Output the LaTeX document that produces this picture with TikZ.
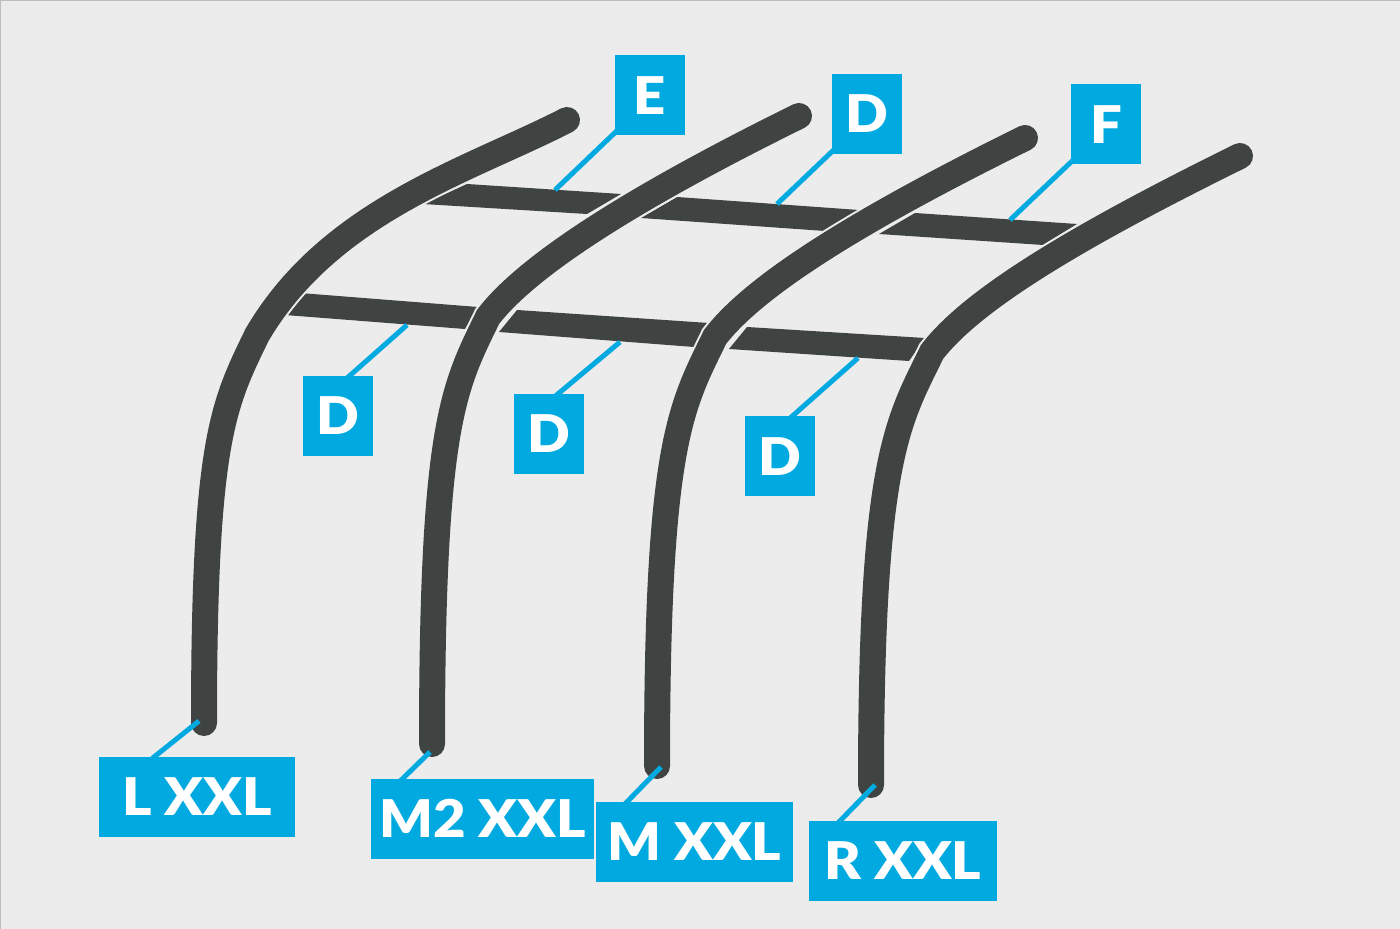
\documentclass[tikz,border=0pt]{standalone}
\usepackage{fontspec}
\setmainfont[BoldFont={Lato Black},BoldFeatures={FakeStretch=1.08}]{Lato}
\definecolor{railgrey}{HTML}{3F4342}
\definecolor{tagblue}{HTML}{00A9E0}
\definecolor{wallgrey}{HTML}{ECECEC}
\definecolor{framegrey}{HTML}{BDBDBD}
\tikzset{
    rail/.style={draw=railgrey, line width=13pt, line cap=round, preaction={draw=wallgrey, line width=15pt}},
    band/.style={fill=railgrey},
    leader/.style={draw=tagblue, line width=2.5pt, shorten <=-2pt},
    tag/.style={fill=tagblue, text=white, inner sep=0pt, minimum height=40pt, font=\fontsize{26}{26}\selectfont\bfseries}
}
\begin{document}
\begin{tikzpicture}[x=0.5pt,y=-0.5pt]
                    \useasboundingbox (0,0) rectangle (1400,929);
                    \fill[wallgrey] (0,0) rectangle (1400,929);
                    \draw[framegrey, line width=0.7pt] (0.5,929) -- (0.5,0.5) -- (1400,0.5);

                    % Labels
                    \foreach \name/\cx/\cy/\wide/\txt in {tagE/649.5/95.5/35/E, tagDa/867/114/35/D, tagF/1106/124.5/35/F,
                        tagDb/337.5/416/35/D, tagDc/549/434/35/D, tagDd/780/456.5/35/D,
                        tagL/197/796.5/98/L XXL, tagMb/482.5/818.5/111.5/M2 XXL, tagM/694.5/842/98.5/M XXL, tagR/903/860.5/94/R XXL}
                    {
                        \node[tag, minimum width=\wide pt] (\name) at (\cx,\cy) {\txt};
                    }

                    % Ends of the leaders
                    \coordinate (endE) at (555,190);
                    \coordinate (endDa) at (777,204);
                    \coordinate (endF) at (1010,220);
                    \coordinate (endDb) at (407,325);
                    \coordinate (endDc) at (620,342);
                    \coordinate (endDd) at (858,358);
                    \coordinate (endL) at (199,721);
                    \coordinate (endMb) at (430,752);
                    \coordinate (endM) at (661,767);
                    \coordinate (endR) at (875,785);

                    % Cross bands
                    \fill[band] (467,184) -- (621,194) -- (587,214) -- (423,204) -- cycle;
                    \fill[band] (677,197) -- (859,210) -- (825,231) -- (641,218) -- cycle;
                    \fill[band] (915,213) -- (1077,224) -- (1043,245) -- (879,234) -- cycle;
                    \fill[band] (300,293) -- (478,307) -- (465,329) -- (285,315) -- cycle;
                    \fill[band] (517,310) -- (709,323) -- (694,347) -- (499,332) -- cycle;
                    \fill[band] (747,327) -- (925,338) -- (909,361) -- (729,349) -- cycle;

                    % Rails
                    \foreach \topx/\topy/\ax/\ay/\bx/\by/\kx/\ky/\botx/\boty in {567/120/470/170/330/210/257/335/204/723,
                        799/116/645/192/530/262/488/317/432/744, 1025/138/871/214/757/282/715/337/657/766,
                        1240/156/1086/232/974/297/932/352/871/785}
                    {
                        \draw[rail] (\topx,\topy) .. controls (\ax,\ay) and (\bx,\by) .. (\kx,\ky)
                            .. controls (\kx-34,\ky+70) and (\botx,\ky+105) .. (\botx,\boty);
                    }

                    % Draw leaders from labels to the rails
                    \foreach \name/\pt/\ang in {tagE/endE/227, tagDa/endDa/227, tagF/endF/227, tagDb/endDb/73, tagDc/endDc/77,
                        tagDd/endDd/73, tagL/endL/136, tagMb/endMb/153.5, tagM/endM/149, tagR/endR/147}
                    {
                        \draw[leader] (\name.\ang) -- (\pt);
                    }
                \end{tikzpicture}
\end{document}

==============================

Leave the images out, please, and restate each line word for word.

Output the LaTeX document that produces this picture with TikZ.
\documentclass[tikz,border=0pt]{standalone}
\usepackage{fontspec}
\setmainfont[BoldFont={Lato Black},BoldFeatures={FakeStretch=1.08}]{Lato}
\definecolor{railgrey}{HTML}{3F4342}
\definecolor{tagblue}{HTML}{00A9E0}
\definecolor{wallgrey}{HTML}{ECECEC}
\definecolor{framegrey}{HTML}{BDBDBD}
\tikzset{
    rail/.style={draw=railgrey, line width=13pt, line cap=round, preaction={draw=wallgrey, line width=15pt}},
    band/.style={fill=railgrey},
    leader/.style={draw=tagblue, line width=2.5pt, shorten <=-2pt},
    tag/.style={fill=tagblue, text=white, inner sep=0pt, minimum height=40pt, font=\fontsize{26}{26}\selectfont\bfseries}
}
\begin{document}
\begin{tikzpicture}[x=0.5pt,y=-0.5pt]
                    \useasboundingbox (0,0) rectangle (1400,929);
                    \fill[wallgrey] (0,0) rectangle (1400,929);
                    \draw[framegrey, line width=0.7pt] (0.5,929) -- (0.5,0.5) -- (1400,0.5);

                    % Labels
                    \foreach \name/\cx/\cy/\wide/\txt in {tagE/649.5/95.5/35/E, tagDa/867/114/35/D, tagF/1106/124.5/35/F,
                        tagDb/337.5/416/35/D, tagDc/549/434/35/D, tagDd/780/456.5/35/D,
                        tagL/197/796.5/98/L XXL, tagMb/482.5/818.5/111.5/M2 XXL, tagM/694.5/842/98.5/M XXL, tagR/903/860.5/94/R XXL}
                    {
                        \node[tag, minimum width=\wide pt] (\name) at (\cx,\cy) {\txt};
                    }

                    % Ends of the leaders
                    \coordinate (endE) at (555,190);
                    \coordinate (endDa) at (777,204);
                    \coordinate (endF) at (1010,220);
                    \coordinate (endDb) at (407,325);
                    \coordinate (endDc) at (620,342);
                    \coordinate (endDd) at (858,358);
                    \coordinate (endL) at (199,721);
                    \coordinate (endMb) at (430,752);
                    \coordinate (endM) at (661,767);
                    \coordinate (endR) at (875,785);

                    % Cross bands
                    \fill[band] (467,184) -- (621,194) -- (587,214) -- (423,204) -- cycle;
                    \fill[band] (677,197) -- (859,210) -- (825,231) -- (641,218) -- cycle;
                    \fill[band] (915,213) -- (1077,224) -- (1043,245) -- (879,234) -- cycle;
                    \fill[band] (300,293) -- (478,307) -- (465,329) -- (285,315) -- cycle;
                    \fill[band] (517,310) -- (709,323) -- (694,347) -- (499,332) -- cycle;
                    \fill[band] (747,327) -- (925,338) -- (909,361) -- (729,349) -- cycle;

                    % Rails
                    \foreach \topx/\topy/\ax/\ay/\bx/\by/\kx/\ky/\botx/\boty in {567/120/470/170/330/210/257/335/204/723,
                        799/116/645/192/530/262/488/317/432/744, 1025/138/871/214/757/282/715/337/657/766,
                        1240/156/1086/232/974/297/932/352/871/785}
                    {
                        \draw[rail] (\topx,\topy) .. controls (\ax,\ay) and (\bx,\by) .. (\kx,\ky)
                            .. controls (\kx-34,\ky+70) and (\botx,\ky+105) .. (\botx,\boty);
                    }

                    % Draw leaders from labels to the rails
                    \foreach \name/\pt/\ang in {tagE/endE/227, tagDa/endDa/227, tagF/endF/227, tagDb/endDb/73, tagDc/endDc/77,
                        tagDd/endDd/73, tagL/endL/136, tagMb/endMb/153.5, tagM/endM/149, tagR/endR/147}
                    {
                        \draw[leader] (\name.\ang) -- (\pt);
                    }
                \end{tikzpicture}
\end{document}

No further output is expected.